A few points to make (i have owned a Leaf since July):
1. You guys can argue all day about wall to wheel and well to wheel and MPGe etc. Its all moot. Buyers for the most part are interested in three things: price, amenities and distance (70 miles or so for the LEAF).
2. Id argue that most current and near future buyers of all electric cars are buying to a) get a fat discount from the fed and state ($10k if you live in CA), drive in the car pool lane with one person and finally, insulate themselves against rising gas prices. Sure, being green factors into to it to a degree, but without those first three people just aren't that willing to sacrifice that much to be green. These three reasons are, i think, the main reasons that the Volt is not selling well, comparatively speaking.
3. The FFE is going to be a nice car i think. Well built, ability (i assume) to get leather, heated seats etc., known entity in it being built on the Focus platform, and of course its a Ford - they're making great cars now. However, for $5k more than the Leaf, id expect about 40 miles+ more range - based on how Tesla is charging for battery upgrades on their Model S. And of course I'm not going to get that. So, tell me why exactly I'm going to pay $5k more for a car? I for one do not know.
4. Having driven a LEAF for 6 months, with a one way commute of only 16 miles, and driving with a bit of a lead foot, and at 70 on the highway for a good 10 miles of that 16 (i get about 70 miles on a full tank) say i would feel more comfortable with another 30 miles of real range. I've cut it close (3 - 5 miles left) too many times. Id say the Model S with its minimum 160 mile range (i think) is about right as a minimum to cover 99% of trips in a year for someone like me.
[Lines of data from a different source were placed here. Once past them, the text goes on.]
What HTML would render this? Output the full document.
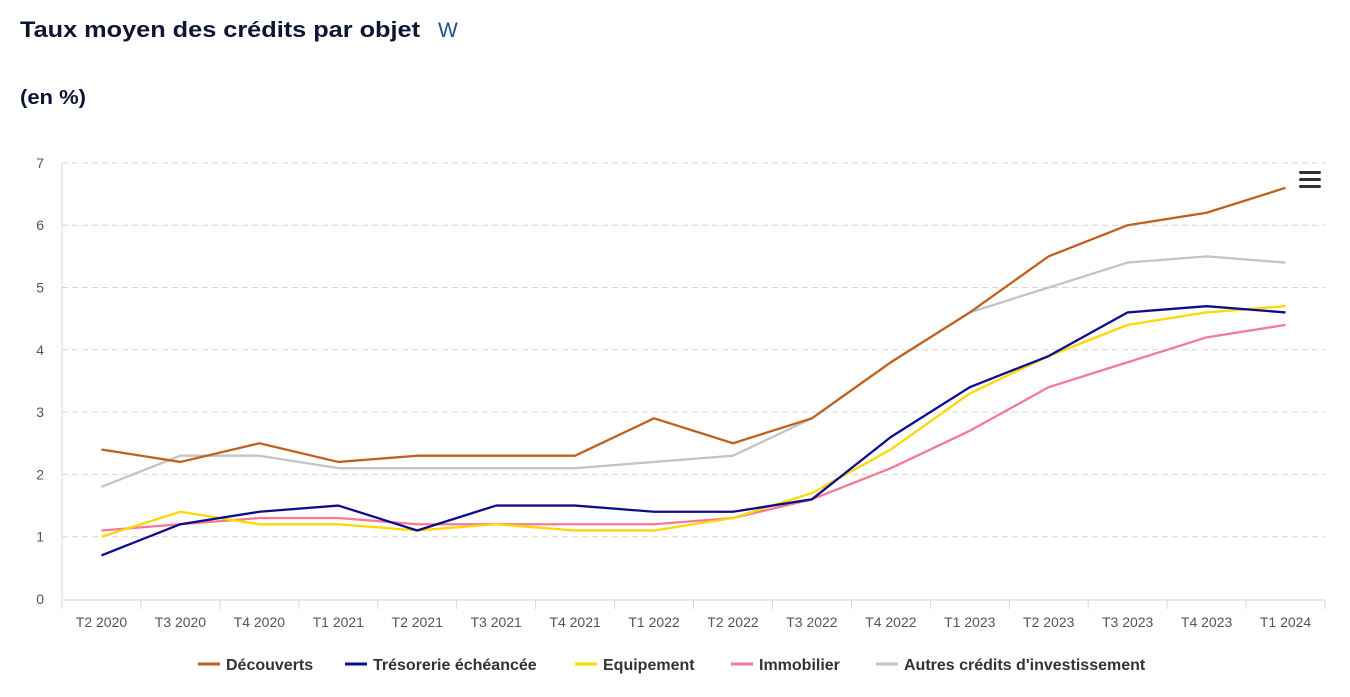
<!DOCTYPE html>
<html><head><meta charset="utf-8"><style>
body{margin:0;width:1350px;height:692px;background:#fff;overflow:hidden;font-family:"Liberation Sans",sans-serif}
</style></head><body>
<svg id="s" width="1350" height="692" xmlns="http://www.w3.org/2000/svg" font-family="Liberation Sans, sans-serif">
<text x="20" y="37" font-size="22" font-weight="bold" fill="#0e1433" textLength="400" lengthAdjust="spacingAndGlyphs">Taux moyen des crédits par objet</text>
<text x="438" y="37" font-size="21" fill="#1f4e8c">W</text>
<text x="20" y="104" font-size="20" font-weight="bold" fill="#0e1433" textLength="66" lengthAdjust="spacingAndGlyphs">(en %)</text>
<g fill="#333" font-size="17"><rect x="1299" y="171" width="22" height="3" rx="1.5"/><rect x="1299" y="178" width="22" height="3" rx="1.5"/><rect x="1299" y="185" width="22" height="3" rx="1.5"/></g>
</svg>
<script>
const s=document.getElementById('s'),NS='http://www.w3.org/2000/svg';
function el(t,a,txt){const e=document.createElementNS(NS,t);for(const k in a)e.setAttribute(k,a[k]);if(txt!=null)e.textContent=txt;s.appendChild(e);return e;}
const x0=62,x1=1325,y0=599,u=62.3,n=16,w=(x1-x0)/n;
const X=i=>x0+w*(i+0.5),Y=v=>y0-v*u;
for(let v=1;v<=7;v++)el('line',{x1:x0,x2:x1,y1:Y(v),y2:Y(v),stroke:'#d6d6d6','stroke-dasharray':'6,4'});
for(let v=0;v<=7;v++)el('text',{x:44,y:Y(v)+5,'font-size':14,fill:'#555','text-anchor':'end'},v);
el('line',{x1:x0,x2:x0,y1:163,y2:y0,stroke:'#ccd6eb'});
el('line',{x1:x0,x2:x1,y1:y0+1,y2:y0+1,stroke:'#ccd6eb'});
const cats=['T2 2020','T3 2020','T4 2020','T1 2021','T2 2021','T3 2021','T4 2021','T1 2022','T2 2022','T3 2022','T4 2022','T1 2023','T2 2023','T3 2023','T4 2023','T1 2024'];
for(let i=0;i<=n;i++)el('line',{x1:x0+w*i,x2:x0+w*i,y1:y0+1,y2:y0+10,stroke:'#ccd6eb'});
cats.forEach((c,i)=>el('text',{x:X(i),y:627,'font-size':14,fill:'#555','text-anchor':'middle'},c));
const S=[
['#c0601d','Découverts',[2.4,2.2,2.5,2.2,2.3,2.3,2.3,2.9,2.5,2.9,3.8,4.6,5.5,6.0,6.2,6.6]],
['#0d0d8c','Trésorerie échéancée',[0.7,1.2,1.4,1.5,1.1,1.5,1.5,1.4,1.4,1.6,2.6,3.4,3.9,4.6,4.7,4.6]],
['#ffd800','Equipement',[1.0,1.4,1.2,1.2,1.1,1.2,1.1,1.1,1.3,1.7,2.4,3.3,3.9,4.4,4.6,4.7]],
['#f47a97','Immobilier',[1.1,1.2,1.3,1.3,1.2,1.2,1.2,1.2,1.3,1.6,2.1,2.7,3.4,3.8,4.2,4.4]],
['#c4c4c4','Autres crédits d\'investissement',[1.8,2.3,2.3,2.1,2.1,2.1,2.1,2.2,2.3,2.9,3.8,4.6,5.0,5.4,5.5,5.4]]];
[4,3,2,1,0].forEach(k=>{const d=S[k];el('polyline',{points:d[2].map((v,i)=>X(i)+','+Y(v)).join(' '),fill:'none',stroke:d[0],'stroke-width':2.3,'stroke-linejoin':'round'});});
const lx=[198,345,575,731,876];
S.forEach((d,k)=>{el('line',{x1:lx[k],x2:lx[k]+22,y1:664,y2:664,stroke:d[0],'stroke-width':3});el('text',{x:lx[k]+28,y:670,'font-size':16,'font-weight':'bold',fill:'#333'},d[1]);});
</script>
</body></html>
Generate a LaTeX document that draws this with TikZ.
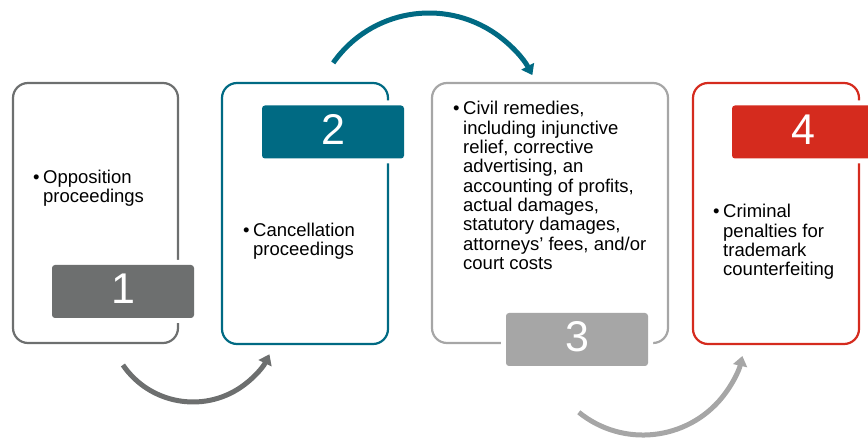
\documentclass[tikz,border=0pt]{standalone}
\usepackage{fontspec}
\setmainfont{Liberation Sans}
\usetikzlibrary{arrows.meta}
\definecolor{dgray}{RGB}{109,111,111}
\definecolor{tealc}{RGB}{0,106,131}
\definecolor{lgray}{RGB}{166,166,166}
\definecolor{redc}{RGB}{213,43,30}
\begin{document}
\begin{tikzpicture}[x=1pt,y=1pt,
  card/.style={draw, line width=2.2pt, rounded corners=15pt},
  numbox/.style={rounded corners=3pt, minimum width=142pt, minimum height=53pt,
    inner sep=0pt, preaction={draw=white, line width=10pt}},
  digit/.style={text=white, font=\fontsize{43}{43}\selectfont, inner sep=0pt},
  txt/.style={font=\fontsize{18.5}{19.3}\selectfont, inner sep=0pt, anchor=base west, text=black},
  arr/.style={line width=5pt, -{Triangle[length=10pt,width=14pt]}}
]
\useasboundingbox (0,0) rectangle (868,-438);
\clip (0,0) rectangle (868,-438);

% cards
\draw[card, dgray] (13,-83) rectangle (178,-343);
\draw[card, tealc] (222,-83) rectangle (388,-344);
\draw[card, lgray] (432,-83) rectangle (668,-343);
\draw[card, redc] (693,-83) rectangle (859,-344);

% number boxes
\node[numbox, fill=dgray] (n1) at (123,-291.5) {};
\node[numbox, fill=tealc] (n2) at (333,-132) {};
\node[numbox, fill=lgray] (n3) at (577,-339.5) {};
\node[numbox, fill=redc] (n4) at (803,-132) {};
\node[digit] (d1) at ([yshift=2.5pt]n1.center) {1};
\node[digit] (d2) at ([yshift=2.5pt]n2.center) {2};
\node[digit] (d3) at ([yshift=2.5pt]n3.center) {3};
\node[digit] (d4) at ([yshift=2.5pt]n4.center) {4};

% texts
\node[txt] (t1) at (33,-183.3) {\begin{tabular}[t]{@{}l@{}}\makebox[10pt][l]{•}Opposition\\\hspace*{10pt}proceedings\end{tabular}};
\node[txt] (t2) at (243,-236.7) {\begin{tabular}[t]{@{}l@{}}\makebox[10pt][l]{•}Cancellation\\\hspace*{10pt}proceedings\end{tabular}};
\node[txt] (t3) at (453,-115) {\begin{tabular}[t]{@{}l@{}}\makebox[10pt][l]{•}Civil remedies,\\
\hspace*{10pt}including injunctive\\
\hspace*{10pt}relief, corrective\\
\hspace*{10pt}advertising, an\\
\hspace*{10pt}accounting of profits,\\
\hspace*{10pt}actual damages,\\
\hspace*{10pt}statutory damages,\\
\hspace*{10pt}attorneys’ fees, and/or\\
\hspace*{10pt}court costs\end{tabular}};
\node[txt] (t4) at (713,-218) {\begin{tabular}[t]{@{}l@{}}\makebox[10pt][l]{•}Criminal\\
\hspace*{10pt}penalties for\\
\hspace*{10pt}trademark\\
\hspace*{10pt}counterfeiting\end{tabular}};

% arrows
\coordinate (a1s) at (122.9,-365);
\coordinate (a2s) at (333.2,-62.9);
\coordinate (a3s) at (578.8,-412.3);
\draw[arr, dgray] (a1s) arc[start angle=214.4, end angle=334, radius=85];
\draw[arr, tealc] (a2s) arc[start angle=145, end angle=28, radius=117];
\draw[arr, lgray] (a3s) arc[start angle=231, end angle=347, radius=102];
\end{tikzpicture}
\end{document}
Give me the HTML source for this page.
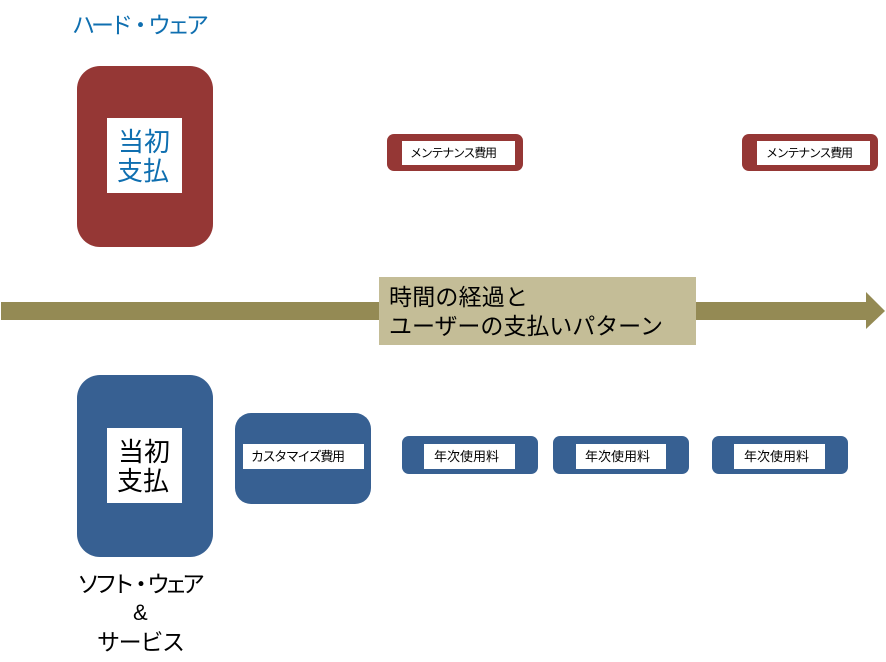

· ajWant's a Leaf (not verified) · 2 years ago

Took a Leaf for a week as I work as a Nissan Tech and looking to cut my $350.00+ per monhoth fuel bill and possible buy one. I loved it at first but when I challenged it to keep up with my lifestyle (and @ 40 is not too fast paced) Leaf couldn't. I have a 35 mile commute to work, all highway, per day. That's where the Leaf is lost. Commuting 70 miles per day/charge and wondering if I'll make it home un-sold my wife and I at this point. BUT it's great for non high way drivers because the quality of this car is top notch. Nissan Master Tech. A Ma

· · 2 years ago

Andrew: Yes the base model S has a range of 160 miles, but I'm guessing that's the optimal range, kind of like how Nissan say's the LEAF is a 100 mile car. I'm thinking 110-130 miles will be more reasonable to expect for the 160 mile S.
It will be interesting to see what the EPA rates all three Model S's at. I bet it's close to 120, 180 & 235. Still, all of them are better than anything else out there.

· · 2 years ago

"AjWants a Leaf - Commuting 70 miles per day/charge and wondering if I'll make it home in-sold my wife and I at this point."

Are you saying that where you work as a Nissan Master Tech that they won't let you charge while you're at work? Is this a Nissan facility?